Athen. . Staatschef Dimitris Christofias wird auf dem EU-Gipfel keinen leichten Stand haben. Sein Land braucht dringend Hilfskredite, das Bankensystem steht vor dem Zusammenbruch. Durch Kreditausfälle drohen Milliardenverluste. Doch Hilfskredite sind an Spar- und Reformauflagen gebunden - und Zypern will mehr Zeit für Reformen.
Zyperns Staatschef Dimitris Christofias wird auf dem am Donnerstag beginnenden EU-Gipfel keinen leichten Stand haben. Einerseits braucht sein Land dringend Hilfskredite. Andererseits sträubt sich die Regierung gegen die Sparauflagen der Troika. Christofias läuft die Zeit davon: Bleiben die Rettungskredite aus, droht dem zyprischen Bankensystem der Zusammenbruch.
Staatschef wettert gegen die Banken
Bereits im Juni beantragte Zypern als fünftes Euro-Land Hilfsgelder der EU und des Internationalen Währungsfonds (IWF). Die Kredite werden vor allem für die Rekapitalisierung der zyprischen Banken benötigt, die stark im Krisenstaat Griechenland engagiert sind. Sie mussten beim griechischen Schuldenschnitt rund 4,2 Milliarden Euro abschreiben.
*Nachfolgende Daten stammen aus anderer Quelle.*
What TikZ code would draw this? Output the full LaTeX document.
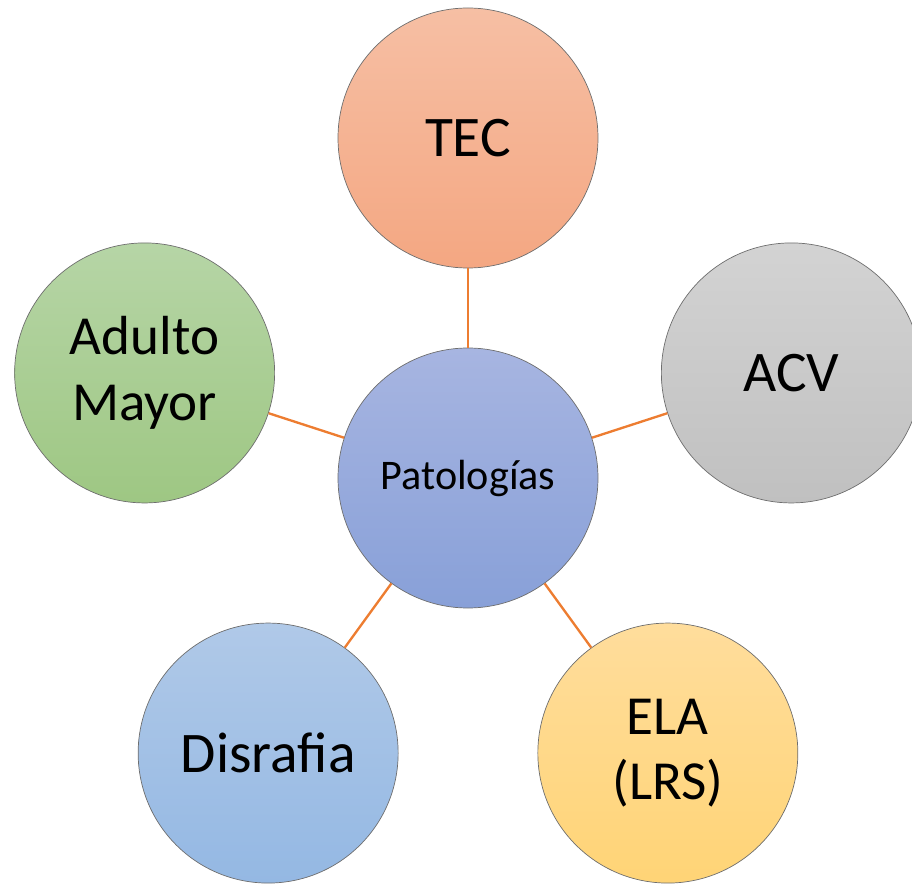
\documentclass[tikz,border=0pt]{standalone}
\usepackage{fontspec}
\setmainfont{Carlito}
\definecolor{linkorange}{RGB}{237,125,49}
\definecolor{rimgray}{RGB}{110,110,110}
\begin{document}
\begin{tikzpicture}[
    bubble/.style={circle, draw=rimgray, line width=0.6pt, minimum size=7.8cm,
      inner sep=0pt, align=center, font=\fontsize{49}{58}\selectfont},
    smalltext/.style={font=\fontsize{47}{56}\selectfont},
    link/.style={draw=linkorange, line width=2pt}
  ]
  \useasboundingbox (-14.04,-12.21) rectangle (13.32,14.34);
  \draw
    (0:0) node[bubble, top color={rgb,255:red,167;green,181;blue,225}, bottom color={rgb,255:red,136;green,160;blue,216}, font=\fontsize{36}{44}\selectfont] (pat){Patologías}
    (90:10.2) node[bubble, top color={rgb,255:red,246;green,191;blue,164}, bottom color={rgb,255:red,244;green,167;blue,130}] (tec){TEC}
    (18:10.2) node[bubble, top color={rgb,255:red,211;green,211;blue,211}, bottom color={rgb,255:red,192;green,192;blue,192}] (acv){ACV}
    (-54:10.2) node[bubble, smalltext, top color={rgb,255:red,255;green,221;blue,156}, bottom color={rgb,255:red,255;green,212;blue,118}] (ela){ELA\\(LRS)}
    (-126:10.2) node[bubble, top color={rgb,255:red,176;green,201;blue,232}, bottom color={rgb,255:red,148;green,184;blue,227}] (dis){Disrafia}
    (162:10.2) node[bubble, smalltext, top color={rgb,255:red,182;green,213;blue,166}, bottom color={rgb,255:red,158;green,199;blue,131}] (adm){Adulto\\Mayor};
  \begin{scope}[link]
    \draw (pat) to (tec);
    \draw (pat) to (acv);
    \draw (pat) to (ela);
    \draw (pat) to (dis);
    \draw (pat) to (adm);
  \end{scope}
\end{tikzpicture}
\end{document}
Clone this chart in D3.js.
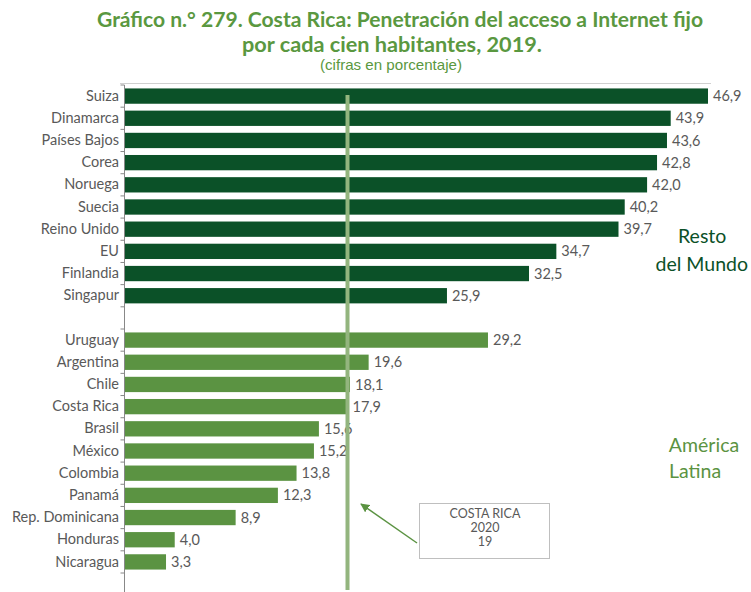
<!DOCTYPE html>
<html>
<head>
<meta charset="utf-8">
<script src="https://cdn.jsdelivr.net/npm/d3@7"></script>
<style>
  html, body { margin: 0; padding: 0; background: #fff; }
  svg { display: block; }
</style>
</head>
<body>
<svg id="chart" width="751" height="592"></svg>
<script>
// ---- data ----
const restoCountries = ["Suiza", "Dinamarca", "Países Bajos", "Corea", "Noruega", "Suecia", "Reino Unido", "EU", "Finlandia", "Singapur"];
const restoValues    = [46.9, 43.9, 43.6, 42.8, 42.0, 40.2, 39.7, 34.7, 32.5, 25.9];
const latamCountries = ["Uruguay", "Argentina", "Chile", "Costa Rica", "Brasil", "México", "Colombia", "Panamá", "Rep. Dominicana", "Honduras", "Nicaragua"];
const latamValues    = [29.2, 19.6, 18.1, 17.9, 15.6, 15.2, 13.8, 12.3, 8.9, 4.0, 3.3];
const refLineValue = 17.9;
const titleLines = ["Gráfico n.° 279. Costa Rica: Penetración del acceso a Internet fijo", "por cada cien habitantes, 2019."];
const subtitle = "(cifras en porcentaje)";
const noteLines = ["COSTA RICA", "2020", "19"];

const darkGreen = "#0b5128";
const lightGreen = "#5b9342";
const fmt = v => d3.format(".1f")(v).replace(".", ",");

// rows (with one empty spacer between groups)
const rows = [];
restoCountries.forEach((c, i) => rows.push({key: "r" + i, name: c, value: restoValues[i], color: darkGreen}));
rows.push({key: "gap", name: "", value: null});
latamCountries.forEach((c, i) => rows.push({key: "l" + i, name: c, value: latamValues[i], color: lightGreen}));

const svg = d3.select("#chart");

const x = d3.scaleLinear().domain([0, 46.9]).range([125, 708]);
const y = d3.scaleBand().domain(rows.map(r => r.key)).range([85, 573]).paddingInner(0.31).paddingOuter(0.155);

// title
const titleG = svg.append("g").attr("font-family", "Lato, 'Open Sans', sans-serif").attr("font-weight", "bold").attr("fill", "#5a9840");
titleG.append("text").attr("x", 400).attr("y", 27).attr("text-anchor", "middle").attr("font-size", 21)
  .attr("textLength", 606).attr("lengthAdjust", "spacingAndGlyphs").text(titleLines[0]);
titleG.append("text").attr("x", 392).attr("y", 52).attr("text-anchor", "middle").attr("font-size", 21)
  .attr("textLength", 300).attr("lengthAdjust", "spacingAndGlyphs").text(titleLines[1]);
svg.append("text").attr("x", 391).attr("y", 70).attr("text-anchor", "middle")
  .attr("font-family", "'Liberation Sans', Arial, sans-serif").attr("font-size", 15).attr("fill", "#5a9840")
  .attr("textLength", 142).attr("lengthAdjust", "spacingAndGlyphs")
  .text(subtitle);

// top thin border line
svg.append("line").attr("x1", 120).attr("x2", 711).attr("y1", 83.5).attr("y2", 83.5)
  .attr("stroke", "#d0d0d0").attr("stroke-width", 1);

// bars
const data = rows.filter(r => r.value !== null);
svg.append("g").selectAll("rect").data(data).join("rect")
  .attr("x", x(0)).attr("y", d => y(d.key))
  .attr("width", d => x(d.value) - x(0)).attr("height", y.bandwidth())
  .attr("fill", d => d.color);

// axis with category labels
const axis = svg.append("g").attr("transform", `translate(${x(0) - 1},0)`)
  .call(d3.axisLeft(y).tickSize(0).tickPadding(5).tickFormat(k => rows.find(r => r.key === k).name));
axis.select(".domain").remove();
axis.selectAll("text").attr("font-family", "Lato, 'Open Sans', sans-serif").attr("font-size", 14.5).attr("fill", "#595959");

// axis line and boundary ticks
const ax = x(0) - 0.5;
svg.append("line").attr("x1", ax).attr("x2", ax).attr("y1", 85).attr("y2", 592).attr("stroke", "#888").attr("stroke-width", 1);
const step = y.step();
const bounds = d3.range(rows.length + 1).map(i => y(rows[0].key) - y.paddingInner() * step / 2 + i * step);
svg.append("g").selectAll("line").data(bounds).join("line")
  .attr("x1", ax - 4).attr("x2", ax).attr("y1", d => d).attr("y2", d => d)
  .attr("stroke", "#888").attr("stroke-width", 1);

// value labels
svg.append("g").selectAll("text").data(data).join("text")
  .attr("x", d => x(d.value) + 5).attr("y", d => y(d.key) + y.bandwidth() / 2)
  .attr("dy", "0.35em")
  .attr("font-family", "Lato, 'Open Sans', sans-serif").attr("font-size", 14.5).attr("fill", "#595959")
  .text(d => fmt(d.value));

// reference line
svg.append("line").attr("x1", x(refLineValue)).attr("x2", x(refLineValue)).attr("y1", 95).attr("y2", 590)
  .attr("stroke", "#93b57e").attr("stroke-width", 4);

// group labels
const grp = svg.append("g").attr("font-family", "Lato, 'Open Sans', sans-serif").attr("font-size", 19.5);
grp.append("text").attr("x", 678).attr("y", 243).attr("fill", darkGreen).text("Resto");
grp.append("text").attr("x", 748).attr("y", 271).attr("text-anchor", "end").attr("fill", darkGreen).text("del Mundo");
grp.append("text").attr("x", 704).attr("y", 452).attr("text-anchor", "middle").attr("fill", lightGreen).text("América");
grp.append("text").attr("x", 695).attr("y", 478).attr("text-anchor", "middle").attr("fill", lightGreen).text("Latina");

// annotation box and arrow
svg.append("defs").append("marker").attr("id", "arr").attr("viewBox", "0 0 10 10")
  .attr("refX", 9).attr("refY", 5).attr("markerWidth", 6).attr("markerHeight", 6).attr("orient", "auto")
  .append("path").attr("d", "M0,0 L10,5 L0,10 Z").attr("fill", lightGreen);
svg.append("line").attr("x1", 417).attr("y1", 543).attr("x2", 361).attr("y2", 504)
  .attr("stroke", lightGreen).attr("stroke-width", 1.5).attr("marker-end", "url(#arr)");
svg.append("rect").attr("x", 419.5).attr("y", 503.5).attr("width", 130).attr("height", 55)
  .attr("fill", "#fff").attr("stroke", "#bfbfbf").attr("stroke-width", 1);
svg.append("g").selectAll("text").data(noteLines).join("text")
  .attr("x", 485).attr("y", (d, i) => 518 + i * 14).attr("text-anchor", "middle")
  .attr("font-family", "Lato, 'Open Sans', sans-serif").attr("font-size", 12.5).attr("fill", "#595959")
  .text(d => d);
</script>
</body>
</html>
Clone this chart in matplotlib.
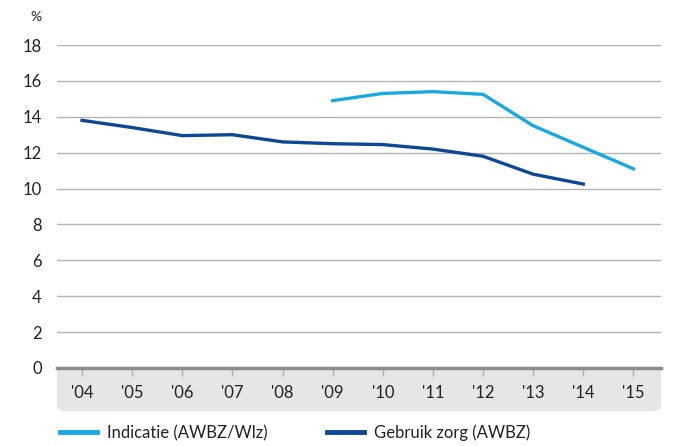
import matplotlib
matplotlib.use("Agg")
import matplotlib.pyplot as plt
from matplotlib.patches import FancyBboxPatch
from matplotlib.lines import Line2D

plt.rcParams["font.family"] = ["Lato", "DejaVu Sans"]

# --- data ------------------------------------------------------------------
YEARS = [2004, 2005, 2006, 2007, 2008, 2009, 2010, 2011, 2012, 2013, 2014, 2015]
YEAR_LABELS = ["'04", "'05", "'06", "'07", "'08", "'09", "'10", "'11", "'12", "'13", "'14", "'15"]

INDICATIE_YEARS = [2009, 2010, 2011, 2012, 2013, 2014, 2015]
INDICATIE = [14.9, 15.3, 15.4, 15.25, 13.5, 12.3, 11.1]

GEBRUIK_YEARS = [2004, 2005, 2006, 2007, 2008, 2009, 2010, 2011, 2012, 2013, 2014]
GEBRUIK = [13.8, 13.4, 12.95, 13.0, 12.6, 12.5, 12.45, 12.2, 11.8, 10.8, 10.25]

LIGHT = "#17a9e0"
DARK = "#0c4893"

W, H = 673, 446
fig = plt.figure(figsize=(W / 100, H / 100), dpi=100)
left, right, bottom, top = 57, 661, 368, 45
ax = fig.add_axes([left / W, 1 - bottom / H, (right - left) / W, (bottom - top) / H])

# gray band under the x axis with rounded bottom corners
band = FancyBboxPatch((left / W, 1 - 411 / H), (right - left) / W, 60 / H,
                      boxstyle="round,pad=0,rounding_size=0.012",
                      transform=fig.transFigure, facecolor="#e6e6e6",
                      edgecolor="none", zorder=-5)
fig.patches.append(band)

ax.plot(INDICATIE_YEARS, INDICATIE, color=LIGHT, lw=2.4, solid_joinstyle="round", zorder=3)
ax.plot(GEBRUIK_YEARS, GEBRUIK, color=DARK, lw=2.4, solid_joinstyle="round", zorder=3)

ax.set_xlim(2003.5, 2015.55)
ax.set_ylim(0, 18)
ax.set_yticks(range(0, 19, 2))
ax.set_xticks(YEARS)
ax.set_xticklabels(YEAR_LABELS)
ax.grid(axis="y", color="#b4b4b4", lw=1)
ax.set_axisbelow(True)
for side in ["top", "right", "left"]:
    ax.spines[side].set_visible(False)
ax.spines["bottom"].set_color("#8c8c8c")
ax.spines["bottom"].set_linewidth(2.5)
ax.spines["bottom"].set_zorder(4)

ax.tick_params(axis="y", length=0, pad=11, labelsize=12, labelcolor="#222222")
ax.tick_params(axis="x", direction="out", length=6, width=1, color="#b0b0b0",
               pad=6, labelsize=12, labelcolor="#222222")

fig.text(30 / W, 1 - 17 / H, "%", fontsize=10, color="#222222", va="center", ha="left")

# legend
handles = [Line2D([], [], color=LIGHT, lw=3.5), Line2D([], [], color=DARK, lw=3.5)]
fig.legend(handles, ["Indicatie (AWBZ/Wlz)", "Gebruik zorg (AWBZ)"],
           loc="center left", bbox_to_anchor=(45 / W, 1 - 433 / H), ncol=2,
           frameon=False, fontsize=12, handlelength=2.2, handletextpad=0.6,
           columnspacing=3.6, labelcolor="#222222")

fig.savefig("out.png", dpi=100)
Weitere Milliardenverluste drohen durch Kreditausfälle. Die Troika aus Europäischer Zentralbank, EU und IWF schätzt den Kapitalbedarf der Institute auf zehn Milliarden Euro – eine Summe, die Zypern aus eigener Kraft niemals aufbringen könnte: Sie entspricht fast 60 Prozent des Bruttoinlandsprodukts (BIP) der Inselrepublik.
Zypern will mehr Zeit
Vom Kapitalmarkt ist Zypern bereits seit dem Frühjahr 2011 wegen seiner schlechten Bonität ausgeschlossen. An Hilfskrediten führt deshalb kein Weg vorbei. Doch die sind an Spar- und Reformauflagen gebunden. Dass gespart werden muss, sieht auch die Regierung ein. Sie will aber mehr Zeit für die Umsetzung der Haushaltskonsolidierung: Fünf Jahre statt vier, wie von der Troika gefordert.
Und über einige Punkte lässt der in Moskau geschulte Altkommunist Christofias gar nicht mit sich reden: Privatisierungen lehnt er ebenso ab wie die von der Troika geforderte Abschaffung des automatischen Inflationsausgleichs oder die Streichung des 13. Monatsgehalts. Auch bei den geforderten Rentenkürzungen zögert Christofias – aus Rücksicht auf die starken Gewerkschaften, eine tragende Säule der kommunistischen „Aufbaupartei des werktätigen Volkes“, als deren Generalsekretär er 2008 zum Staatspräsidenten gewählt wurde.
Christofias trägt selbst die Verantwortung
Der Staatschef wettert gegen „verantwortungslose Banken“, „Profiteure“ sowie die „gierigen und grausamen Finanzmärkte“. Tatsächlich aber trägt er die Hauptverantwortung für die Misere: Bei seinem Amtsantritt wies der Staatshaushalt einen Überschuss von 3,4 Prozent des BIP aus, die Schuldenquote lag bei nur 48 Prozent. Großzügige Sozialleistungen bescherten dem Land 2011 ein Haushaltsdefizit von 6,7 Prozent. Die Schuldenquote hat sich in fünf Jahren fast verdoppelt.
Seit Wochen drängen die Partner Zypern zur Eile: Regierung, Opposition, Gewerkschaften und Unternehmer müssten sich rasch auf den Sparkurs verständigen, mahnte EU-Kommissionspräsident Barroso. Kürzlich stufte die Ratingagentur Moody’s Zyperns Kreditwürdigkeit um weitere drei Stufen herab.